Before the 2014 Godzilla reboot released, many of us in the States old enough to remember might recall the 1998 Godzilla flop with the totally wild Godzilla design. However, you might not know that there was an unreleased 1994 Godzilla movie and now we get to see the super cool Godzilla concept art they made for it.
In this planned 1994 Godzilla, legendary movie effects creator Stan Winston, known for his work a little movie called Jurassic Park, was signed on to create Godzilla. Well, now we get a little taste of what that might have been like. The Stan Winston School recently shared unused art by Stan Winston on their social media. Check it out:
Wow, after comparing these awesome concepts to the Godzilla in 1998, my heart aches a little. I can't help but wonder what might have been if the 1994 Godzilla movie was released with this fantastic art by Stan Winston.
The story behind the 1994 Godzilla is rather fascinating. According to Vulture, the movie was in full production with a script written, designs in progress, and director Jan De Bont ready to go. However, Jan De Bont and the studio clashed, causing him to abandon the project and go make Speed, instead. Eventually, Roland Emmerich came on board and scrapped the 1994 script entirely.
Over the terrifying monster’s long history in international cinema, Godzilla’s design has evolved and morphed with time.

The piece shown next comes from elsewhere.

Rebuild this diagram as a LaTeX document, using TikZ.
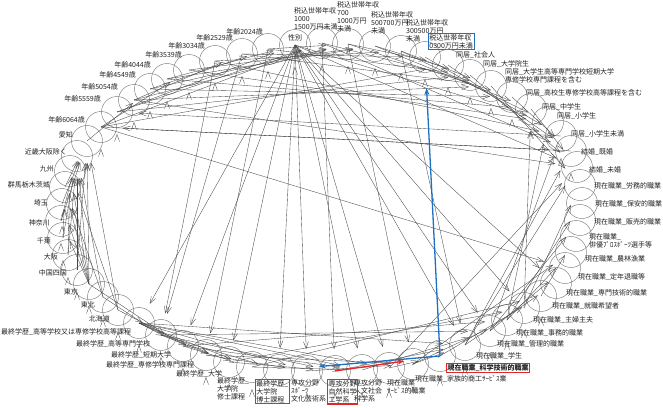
\documentclass[tikz,border=0pt]{standalone}
\usepackage{fontspec}
\setmainfont{Noto Sans CJK JP}
\usetikzlibrary{arrows.meta}
\definecolor{grey500}{HTML}{7A7A7A}
\definecolor{grey700}{HTML}{474747}
\definecolor{grey900}{HTML}{222222}
\definecolor{blue600}{HTML}{1E70C2}
\definecolor{red600} {HTML}{E2262A}
\tikzset{
  vc/.style  ={circle, draw=grey500, line width=0.45pt, minimum size=31pt,
               inner sep=0pt},
  lb/.style  ={font=\fontsize{7}{8}\selectfont, text=grey900, inner sep=1pt,
               align=left},
  lbb/.style ={lb, draw=blue600, line width=0.9pt},
  lbr/.style ={lb, draw=red600, line width=1.1pt,
               font=\fontsize{7}{8}\selectfont\bfseries},
  ar/.style  ={-{Straight Barb[length=7pt,width=5pt]}, draw=grey700,
               line width=0.35pt, shorten >=22pt},
  arb/.style ={-{Stealth[length=7pt,width=5pt]}, draw=blue600,
               line width=1.3pt, shorten >=31pt},
  arr/.style ={-{Stealth[length=7pt,width=5pt]}, draw=red600,
               line width=1.3pt, shorten >=36pt}
}

\begin{document}
\begin{tikzpicture}[x=1pt, y=-1pt]
\useasboundingbox (0,0) rectangle (663,407);

% age, top left
\node[vc] (y60) at (101,127) {};
\node[lb, anchor=east] (y60l) at (86,120) {年齢6064歳};
\node[vc] (y55) at (117,112) {};
\node[lb, anchor=east] (y55l) at (102,99) {年齢5559歳};
\node[vc] (y50) at (134,100) {};
\node[lb, anchor=east] (y50l) at (119,87) {年齢5054歳};
\node[vc] (y45) at (150,89) {};
\node[lb, anchor=east] (y45l) at (137,75) {年齢4549歳};
\node[vc] (y40) at (167,79) {};
\node[lb, anchor=east] (y40l) at (152,65) {年齢4044歳};
\node[vc] (y35) at (189,70) {};
\node[lb, anchor=east] (y35l) at (183,55) {年齢3539歳};
\node[vc] (y30) at (215,61) {};
\node[lb, anchor=east] (y30l) at (206,46) {年齢3034歳};
\node[vc] (y25) at (242,54) {};
\node[lb, anchor=east] (y25l) at (234,38) {年齢2529歳};
\node[vc] (y20) at (268,49) {};
\node[lb, anchor=east] (y20l) at (264,32) {年齢2024歳};
\node[vc] (sex) at (295,45) {};
\node[lb] (sexl) at (295,38) {性別};

% income, top
\node[vc] (inc1) at (322,43) {};
\node[lb, anchor=north west] (inc1l) at (293,6) {税込世帯年収\\1000\\1500万円未満};
\node[vc] (inc2) at (348,44) {};
\node[lb, anchor=north west] (inc2l) at (336,0) {税込世帯年収\\700\\1000万円\\未満};
\node[vc] (inc3) at (375,46) {};
\node[lb, anchor=north west] (inc3l) at (370,10) {税込世帯年収\\500700万円\\未満};
\node[vc] (inc4) at (401,51) {};
\node[lb, anchor=north west] (inc4l) at (405,18) {税込世帯年収\\300500万円\\未満};
\node[vc] (inc5) at (425,57) {};
\node[lbb, anchor=north west] (inc5l) at (428,33) {税込世帯年収\\0300万円未満};

% household and marriage, top right
\node[vc] (co1) at (448,65) {};
\node[lb, anchor=west] (co1l) at (455,55) {同居\_社会人};
\node[vc] (co2) at (470,75) {};
\node[lb, anchor=west] (co2l) at (482,64) {同居\_大学院生};
\node[vc] (co3) at (491,86) {};
\node[lb, anchor=west] (co3l) at (504,76) {同居\_大学生高等専門学校短期大学\\専修学校専門課程を含む};
\node[vc] (co4) at (512,97) {};
\node[lb, anchor=west] (co4l) at (525,93) {同居\_高校生専修学校高等課程を含む};
\node[vc] (co5) at (531,109) {};
\node[lb, anchor=west] (co5l) at (541,107) {同居\_中学生};
\node[vc] (co6) at (548,122) {};
\node[lb, anchor=west] (co6l) at (556,116) {同居\_小学生};
\node[vc] (co7) at (561,136) {};
\node[lb, anchor=west] (co7l) at (570,134) {同居\_小学生未満};
\node[vc] (mar1) at (571,151) {};
\node[lb, anchor=west] (mar1l) at (580,152) {結婚\_既婚};
\node[vc] (mar2) at (577,167) {};
\node[lb, anchor=west] (mar2l) at (588,170) {結婚\_未婚};

% current job, right
\node[vc] (job1) at (580,185) {};
\node[lb, anchor=west] (job1l) at (593,186) {現在職業\_労務的職業};
\node[vc] (job2) at (582,203) {};
\node[lb, anchor=west] (job2l) at (594,204) {現在職業\_保安的職業};
\node[vc] (job3) at (580,220) {};
\node[lb, anchor=west] (job3l) at (593,222) {現在職業\_販売的職業};
\node[vc] (job4) at (576,236) {};
\node[lb, anchor=west] (job4l) at (588,241) {現在職業\_\\俳優ﾌﾟﾛｽﾎﾟｰﾂ選手等};
\node[vc] (job5) at (571,252) {};
\node[lb, anchor=west] (job5l) at (584,259) {現在職業\_農林漁業};
\node[vc] (job6) at (565,268) {};
\node[lb, anchor=west] (job6l) at (577,277) {現在職業\_定年退職等};
\node[vc] (job7) at (556,283) {};
\node[lb, anchor=west] (job7l) at (565,293) {現在職業\_専門技術的職業};
\node[vc] (job8) at (541,296) {};
\node[lb, anchor=west] (job8l) at (551,306) {現在職業\_就職希望者};
\node[vc] (job9) at (524,308) {};
\node[lb, anchor=west] (job9l) at (532,320) {現在職業\_主婦主夫};
\node[vc] (job10) at (507,320) {};
\node[lb, anchor=west] (job10l) at (515,333) {現在職業\_事務的職業};
\node[vc] (job11) at (490,331) {};
\node[lb, anchor=west] (job11l) at (496,344) {現在職業\_管理的職業};
\node[vc] (job12) at (465,345) {};
\node[lb, anchor=west] (job12l) at (475,356) {現在職業\_学生};
\node[vc] (job13) at (440,356) {};
\node[lbr, anchor=west] (job13l) at (446,368) {現在職業\_科学技術的職業};
\node[vc] (job14) at (413,364) {};
\node[lb, anchor=west] (job14l) at (414,379) {現在職業\_家族的商工ｻｰﾋﾞｽ業};
\node[vc] (job15) at (389,368) {};
\node[lb, anchor=north west] (job15l) at (386,378) {現在職業\\ｻｰﾋﾞｽ的職業};

% major and education, bottom
\node[vc] (maj1) at (362,370) {};
\node[lb, anchor=north west] (maj1l) at (353,378) {専攻分野\\人文社会\\科学系};
\node[vc] (maj2) at (335,371) {};
\node[lbr, anchor=north west, font=\fontsize{7}{8}\selectfont] (maj2l) at (327,379) {専攻分野\\自然科学\\工学系};
\node[vc] (maj3) at (307,371) {};
\node[lb, anchor=north west] (maj3l) at (290,378) {専攻分野\\ｽﾎﾟｰﾂ\\文化芸術系};
\node[vc] (edu1) at (279,370) {};
\node[lbb, anchor=north west] (edu1l) at (255,379) {最終学歴\_\\大学院\\博士課程};
\node[vc] (edu2) at (252,367) {};
\node[lb, anchor=north west] (edu2l) at (216,376) {最終学歴\_\\大学院\\修士課程};
\node[vc] (edu3) at (229,362) {};
\node[lb, anchor=west] (edu3l) at (175,374) {最終学歴\_大学};
\node[vc] (edu4) at (206,355) {};
\node[lb, anchor=west] (edu4l) at (105,365) {最終学歴\_専修学校専門課程};
\node[vc] (edu5) at (183,346) {};
\node[lb, anchor=west] (edu5l) at (110,355) {最終学歴\_短期大学};
\node[vc] (edu6) at (161,335) {};
\node[lb, anchor=west] (edu6l) at (75,344) {最終学歴\_高等専門学校};
\node[vc] (edu7) at (139,323) {};
\node[lb, anchor=west] (edu7l) at (0,332) {最終学歴\_高等学校又は専修学校高等課程};

% region, left
\node[vc] (hok) at (118,310) {};
\node[lb, anchor=east] (hokl) at (111,319) {北海道};
\node[vc] (toh) at (103,297) {};
\node[lb, anchor=east] (tohl) at (96,305) {東北};
\node[vc] (tok) at (89,284) {};
\node[lb, anchor=east] (tokl) at (79,292) {東京};
\node[vc] (chu) at (77,270) {};
\node[lb, anchor=east] (chul) at (68,273) {中国四国};
\node[vc] (osa) at (68,255) {};
\node[lb, anchor=east] (osal) at (59,257) {大阪};
\node[vc] (chi) at (63,238) {};
\node[lb, anchor=east] (chil) at (52,241) {千葉};
\node[vc] (kan) at (61,221) {};
\node[lb, anchor=east] (kanl) at (51,223) {神奈川};
\node[vc] (sai) at (62,204) {};
\node[lb, anchor=east] (sail) at (49,203) {埼玉};
\node[vc] (gun) at (65,187) {};
\node[lb, anchor=east] (gunl) at (51,185) {群馬栃木茨城};
\node[vc] (kyu) at (70,171) {};
\node[lb, anchor=east] (kyul) at (55,169) {九州};
\node[vc] (kin) at (77,156) {};
\node[lb, anchor=east] (kinl) at (68,152) {近畿大阪除く};
\node[vc] (aic) at (87,141) {};
\node[lb, anchor=east] (aicl) at (74,135) {愛知};

% links from age
\path[ar] (y60.center) edge (inc1.center) edge (co1.center) edge (mar1.center)
  edge (job6.center) edge (y35.center);
\path[ar] (y55.center) edge (inc1.center) edge (co2.center) edge (sex.center);
\path[ar] (y50.center) edge (inc2.center) edge (co3.center) edge (mar2.center)
  edge (y25.center);
\path[ar] (y45.center) edge (inc2.center) edge (co4.center) edge (y20.center);
\path[ar] (y40.center) edge (inc3.center) edge (co5.center) edge (sex.center);
\path[ar] (y35.center) edge (inc3.center) edge (co6.center);
\path[ar] (y30.center) edge (inc4.center) edge (co7.center) edge (edu6.center);
\path[ar] (y25.center) edge (inc5.center) edge (co3.center) edge (edu6.center);
\path[ar] (y20.center) edge (inc2.center) edge (co2.center) edge (edu4.center);
\path[ar] (mar1.center) edge (y60.center);
\path[ar] (co7.center) edge (y55.center);

% links from sex and income
\path[ar] (sex.center) edge (edu7.center) edge (edu5.center) edge (edu3.center)
  edge (edu1.center) edge (maj3.center) edge (maj1.center) edge (job15.center)
  edge (job12.center) edge (job11.center) edge (job9.center) edge (job7.center)
  edge (mar2.center) edge (co6.center);
\path[ar] (inc1.center) edge (maj2.center) edge (co3.center) edge (mar1.center);
\path[ar] (inc2.center) edge (job14.center) edge (co4.center) edge (co1.center);
\path[ar] (inc3.center) edge (co5.center) edge (co2.center);
\path[ar] (inc4.center) edge (job12.center) edge (co6.center) edge (co3.center);
\path[ar] (inc5.center) edge (co7.center);
\path[ar] (co1.center) edge (mar1.center);
\path[ar] (co2.center) edge (mar2.center);
\path[ar] (co3.center) edge (job1.center);
\path[ar] (co4.center) edge (mar1.center);
\path[ar] (co5.center) edge (mar2.center);

% links among regions
\path[ar] (tok.center) edge (kin.center) edge (aic.center) edge (kyu.center)
  edge (gun.center) edge (sai.center) edge (kan.center) edge (edu5.center);
\path[ar] (chu.center) edge (kin.center) edge (aic.center);
\path[ar] (osa.center) edge (kin.center) edge (kyu.center);
\path[ar] (chi.center) edge (kin.center) edge (gun.center);
\path[ar] (kan.center) edge (kin.center) edge (aic.center);
\path[ar] (hok.center) edge (aic.center) edge (kyu.center) edge (edu4.center);
\path[ar] (toh.center) edge (kin.center) edge (gun.center) edge (edu6.center);
\path[ar] (sai.center) edge (aic.center);
\path[ar] (gun.center) edge (aic.center);
\path[ar] (aic.center) edge (y45.center);

% links from education and major
\path[ar] (edu7.center) edge (edu5.center) edge (edu4.center) edge (edu3.center)
  edge (edu2.center) edge (maj3.center) edge (maj1.center) edge (job15.center)
  edge (job12.center);
\path[ar] (edu6.center) edge (edu3.center) edge (edu1.center) edge (maj2.center)
  edge (job11.center);
\path[ar] (edu5.center) edge (edu2.center) edge (maj1.center) edge (job10.center);
\path[ar] (edu4.center) edge (maj3.center) edge (job14.center);
\path[ar] (edu3.center) edge (maj2.center) edge (job9.center);
\path[ar] (edu2.center) edge (maj1.center) edge (job8.center);
\path[ar] (maj1.center) edge (job11.center);
\path[ar] (maj2.center) edge (job12.center);
\path[ar] (maj3.center) edge (job14.center);

% links among jobs
\path[ar] (job15.center) edge (mar2.center) edge (job13.center);
\path[ar] (job14.center) edge (job5.center) edge (job10.center) edge (job12.center);
\path[ar] (job13.center) edge (job8.center);
\path[ar] (job12.center) edge (mar2.center) edge (mar1.center) edge (job7.center);
\path[ar] (job11.center) edge (co7.center) edge (job3.center) edge (job6.center);
\path[ar] (job10.center) edge (job2.center) edge (co6.center) edge (job5.center);
\path[ar] (job9.center) edge (job1.center) edge (co5.center);
\path[ar] (job8.center) edge (job4.center);

% highlighted links
\draw[arr] (maj2.center) -- (job13.center);
\draw[arb] (job13.center) -- (inc5.center);
\draw[arb, shorten >=40pt] (job13.center) -- (edu1.center);
\end{tikzpicture}
\end{document}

Last year one Godzilla fan made artwork depicting his gradually change and while a lot of the features have stayed the same, his height definitely changed. In the 1954 version, he was 164 feet, but many of the later Godzilla designs, like in Godzilla: King of the Monsters, would have him at a towering 393 feet.
With the latest American remake of Godzilla, directed by Gareth Edwards, you might think that the same Godzilla design would be used for Godzilla: King of the Monsters, but that wasn’t the case. Director Michael Dougherty put a lot of thought into the design of Godzilla for his movie, especially tweaking and emphasizing his spikes to look more like the 1954 version.
It’ll be interesting to see if Adam Wingard decides to keep the Godzilla design mostly intact from Godzilla: King of the Monsters, or if he’ll shake things up and throw his own spin on the monster. Whatever that design turns out to be, it’ll likely be killer.